Tuesday, November 30, 2010

Openness Should Prevail

I don’t have any really firm conclusion on the latest Wikileaks release. I certainly am less impressed by the shrill and hyperbolic rhetoric of those decrying it than by remarks of those supportive of it, which sound more calm and rational in nature.

I do know that in general, secrecy is the enemy of democracy. There was criticism during the Bush Administration that secrecy was being abused and on his first day in office Obama drew praise for his clarification of how the Freedom of Information Act was to be interpreted in his administration, saying that, “In the presence of doubt, openness will prevail.”

I do believe that our government under Obama has been less secretive, and that certainly is a reflection of him maintaining a promise of his campaign.

Still, in reading much of the Wikileaks material much of my reaction is in the nature of, “Why in the world was this stamped ‘secret’ in the first place?” Lawrence O’Donnell made a valid point last night, I believe, when he questioned the sheer massiveness of the leak and asked if we had material within it that truly was damaging would it not have been better to maintain it in a smaller database that could have been more easily protected. Given the mass of material it would seem that in the “presence of doubt” it has not been openness which has prevailed.

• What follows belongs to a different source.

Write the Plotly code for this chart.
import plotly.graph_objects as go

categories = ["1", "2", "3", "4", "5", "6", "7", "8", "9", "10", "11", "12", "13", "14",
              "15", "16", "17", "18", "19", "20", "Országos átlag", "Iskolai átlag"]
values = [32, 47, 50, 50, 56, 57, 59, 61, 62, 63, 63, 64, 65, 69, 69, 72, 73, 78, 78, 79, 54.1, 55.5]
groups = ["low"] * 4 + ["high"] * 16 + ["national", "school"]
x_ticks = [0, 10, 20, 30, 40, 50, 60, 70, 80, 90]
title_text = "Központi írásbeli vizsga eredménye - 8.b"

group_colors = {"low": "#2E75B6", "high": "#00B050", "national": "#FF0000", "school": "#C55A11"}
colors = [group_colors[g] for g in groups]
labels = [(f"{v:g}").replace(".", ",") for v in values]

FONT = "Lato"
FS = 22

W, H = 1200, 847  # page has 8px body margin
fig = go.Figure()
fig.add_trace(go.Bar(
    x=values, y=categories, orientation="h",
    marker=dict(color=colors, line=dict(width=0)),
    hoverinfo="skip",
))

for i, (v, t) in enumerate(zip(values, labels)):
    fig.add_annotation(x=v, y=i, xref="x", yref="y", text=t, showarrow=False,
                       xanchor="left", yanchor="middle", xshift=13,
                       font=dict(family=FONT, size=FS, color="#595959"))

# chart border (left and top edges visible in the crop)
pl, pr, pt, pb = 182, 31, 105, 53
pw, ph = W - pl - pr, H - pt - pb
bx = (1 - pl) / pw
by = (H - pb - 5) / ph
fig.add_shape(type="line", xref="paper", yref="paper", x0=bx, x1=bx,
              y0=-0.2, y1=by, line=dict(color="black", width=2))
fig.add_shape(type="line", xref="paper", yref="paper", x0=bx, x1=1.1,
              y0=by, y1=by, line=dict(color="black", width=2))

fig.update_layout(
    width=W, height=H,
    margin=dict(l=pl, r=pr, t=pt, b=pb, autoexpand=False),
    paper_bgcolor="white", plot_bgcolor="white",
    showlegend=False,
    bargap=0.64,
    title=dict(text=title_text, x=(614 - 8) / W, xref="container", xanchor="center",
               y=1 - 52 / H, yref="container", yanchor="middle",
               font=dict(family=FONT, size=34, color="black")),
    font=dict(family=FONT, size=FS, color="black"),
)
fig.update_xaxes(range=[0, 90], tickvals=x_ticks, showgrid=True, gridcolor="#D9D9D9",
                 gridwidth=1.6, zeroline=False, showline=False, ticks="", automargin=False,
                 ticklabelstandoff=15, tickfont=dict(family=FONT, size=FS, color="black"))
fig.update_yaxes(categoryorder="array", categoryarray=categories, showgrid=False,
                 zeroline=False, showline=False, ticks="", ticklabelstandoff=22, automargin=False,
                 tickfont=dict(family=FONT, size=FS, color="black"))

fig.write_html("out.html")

The fundamental principle that I believe is important, to me, is that whether the material is embarrassing or not does not matter. What does matter is that the more we know about the behavior of the people we elect to govern us the better. We are doing a really lousy job of choosing people for our government right now, and the degree to which they are able to conceal their actions from us is no small part of the reason for that.